Espíritu infantil, sentimiento adulto. Sobre «El guardián entre el centeno» de J. D. Salinger
Todos nacemos perdidos. Si bien al venir al mundo ya tenemos familia o al menos sociedad que se ocupará de nosotros (y si no moriremos y entonces no importa nada), que nos guiará hacia la posibilidad de poder acabar buscando aquello que nos configure no sólo como personas, sino como ciudadanos de pleno derecho, la práctica es menos sencilla que la teoría. El camino es duro y lleno de sombras. La sociedad, con exceso de celo, nos impone una educación que busca obliterar cualquier noción de creatividad o infancia para convertirnos en adultos robóticos, esclavos, que sean eficientes para las necesidades creadas por su maquinaria; no buscan crear ciudadanos, sino trabajadores. Partiendo de esa premisa, es fácil entender por qué existe tal desapego por la educación. Cuando raro es el hombre capaz de encontrar su camino, o al cual puedan clarificar la posibilidad de su camino, allá donde todo está preparado para poder descubrir aquello que se anhela asir en su propio ser, es normal que nadie sensato quiera acercarse a los caminos donde se sepultó la autonomía en favor de hacer del ciudadano un simple títere de intereses espurios.

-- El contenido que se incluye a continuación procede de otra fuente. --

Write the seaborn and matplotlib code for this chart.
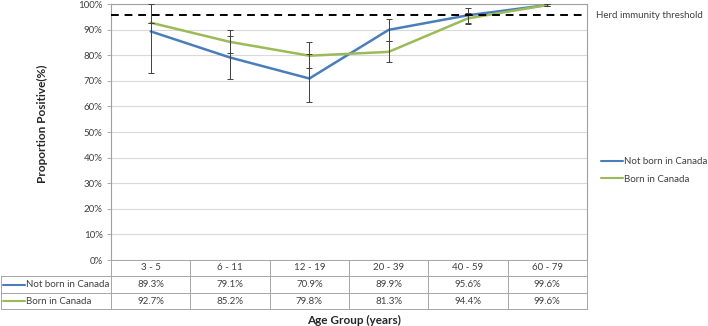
import numpy as np
import pandas as pd
import matplotlib
matplotlib.use('Agg')
import matplotlib.pyplot as plt
from matplotlib.lines import Line2D
import seaborn as sns

# data
age_groups = ["3 - 5", "6 - 11", "12 - 19", "20 - 39", "40 - 59", "60 - 79"]
not_born = [89.3, 79.1, 70.9, 89.9, 95.6, 99.6]
born = [92.7, 85.2, 79.8, 81.3, 94.4, 99.6]
not_born_lo = [16.3, 8.4, 9.3, 4.5, 3.0, 0.4]
not_born_hi = [10.7, 8.4, 9.6, 4.4, 3.0, 0.4]
born_lo = [0.0, 4.5, 4.9, 4.0, 2.2, 0.4]
born_hi = [0.0, 4.5, 5.2, 4.1, 2.2, 0.4]
herd_threshold = 95.7

series_names = ["Not born in Canada", "Born in Canada"]
colors = {"Not born in Canada": "#4A7EBB", "Born in Canada": "#9BBB59"}

df = pd.DataFrame({
    "age": age_groups * 2,
    "pos": list(range(len(age_groups))) * 2,
    "value": not_born + born,
    "lo": not_born_lo + born_lo,
    "hi": not_born_hi + born_hi,
    "group": [series_names[0]] * 6 + [series_names[1]] * 6,
})

sns.set_style("white")
plt.rcParams['font.family'] = ['Lato', 'DejaVu Sans']
FS = 7

W, H = 708, 326
fig = plt.figure(figsize=(W / 100, H / 100), dpi=100)
L, R, T, B = 111, 587, 4, 260
ax = fig.add_axes([L / W, 1 - B / H, (R - L) / W, (B - T) / H])


def fx(px):
    return px / W


def fy(py):
    return 1 - py / H


sns.lineplot(data=df, x="pos", y="value", hue="group", palette=colors,
             hue_order=series_names, linewidth=1.8, legend=False, ax=ax,
             zorder=3)

for name in series_names:
    sub = df[df["group"] == name]
    ax.errorbar(sub["pos"], sub["value"], yerr=[sub["lo"], sub["hi"]],
                fmt='none', ecolor='#404040', elinewidth=0.7, capsize=2.5,
                capthick=0.7, zorder=4, clip_on=False)

ax.axhline(herd_threshold, color='black', linestyle=(0, (4, 3)),
           linewidth=1.4, zorder=5)

ax.set_xlim(-0.5, len(age_groups) - 0.5)
ax.set_ylim(0, 100)
ax.set_yticks(np.arange(0, 101, 10))
ax.set_yticklabels([f"{v}%" for v in range(0, 101, 10)], fontsize=FS,
                   color='#404040')
ax.set_xticks([])
ax.set_xlabel("")
ax.set_ylabel("")
ax.grid(axis='y', color='#D9D9D9', linewidth=0.8)
ax.tick_params(axis='y', length=3, width=0.6, color='#A0A0A0', pad=3,
               left=True)
for side in ["top", "right", "left"]:
    ax.spines[side].set_color('#A0A0A0')
    ax.spines[side].set_linewidth(0.8)
ax.spines["bottom"].set_visible(False)

# data table under the plot
rows = [276, 293, 309]
border = dict(color='#A6A6A6', linewidth=0.7)
col_w = (R - L) / len(age_groups)
fig.add_artist(Line2D([fx(L), fx(R)], [fy(B), fy(B)], **border))
for y in rows:
    fig.add_artist(Line2D([fx(1), fx(R)], [fy(y), fy(y)], **border))
fig.add_artist(Line2D([fx(1), fx(1)], [fy(rows[0]), fy(rows[-1])], **border))
for i in range(len(age_groups) + 1):
    x = L + i * col_w
    fig.add_artist(Line2D([fx(x), fx(x)], [fy(B), fy(rows[-1])], **border))

for i, lab in enumerate(age_groups):
    cx = L + (i + 0.5) * col_w
    fig.text(fx(cx), fy((B + rows[0]) / 2), lab, ha='center', va='center',
             fontsize=FS, color='#404040')
    fig.text(fx(cx), fy((rows[0] + rows[1]) / 2), f"{not_born[i]:.1f}%",
             ha='center', va='center', fontsize=FS, color='#404040')
    fig.text(fx(cx), fy((rows[1] + rows[2]) / 2), f"{born[i]:.1f}%",
             ha='center', va='center', fontsize=FS, color='#404040')

for name, (y0, y1) in zip(series_names, [(rows[0], rows[1]), (rows[1], rows[2])]):
    ym = fy((y0 + y1) / 2)
    fig.add_artist(Line2D([fx(3), fx(25)], [ym, ym], color=colors[name],
                          linewidth=1.5))
    fig.text(fx(26), ym, name, ha='left', va='center', fontsize=FS,
             color='#404040')

fig.text(fx(596), fy(15), "Herd immunity threshold", ha='left',
         va='center', fontsize=FS, color='#404040')

handles = [Line2D([], [], color=colors[n], linewidth=1.5) for n in series_names]
fig.legend(handles, series_names, loc='upper left',
           bbox_to_anchor=(fx(601), fy(157)), frameon=False, fontsize=FS,
           handlelength=2.3, handletextpad=0.1, labelspacing=0.9,
           borderaxespad=0, borderpad=0, labelcolor='#404040')

fig.text(fx(42), fy(124), "Proportion Positive(%)", rotation=90,
         ha='center', va='center', fontsize=8.5, fontweight='bold',
         color='#262626')
fig.text(fx(354), fy(320), "Age Group (years)", ha='center', va='center',
         fontsize=8.5, fontweight='bold', color='#262626')

fig.savefig("out.png", dpi=100)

¿Qué es El guardián entre el centeno? Su protagonista: Holden Caulfield, adolescente: no arquetipo de la adolescencia, sino sustancia de la adolescencia. La mayoría de las personas jamás la superan. Partiendo de tal promesa, parece evidente que considerar que es un libro de adolescencia, que se agota en la medida que debe ser leído «a tiempo», durante un periódico específico de la vida, resulta ridículo; incluso si ningún hombre hubiera quedado estancado nunca en la adolescencia, tendría sentido leerlo en cualquier momento teniendo en cuenta que todos hemos vivido al menos una. Siendo que la mayoría todavía no han superado la culpable minoría de edad, merece la pena fijar la mirada en Caulfield por lo que tiene de tendencia humana.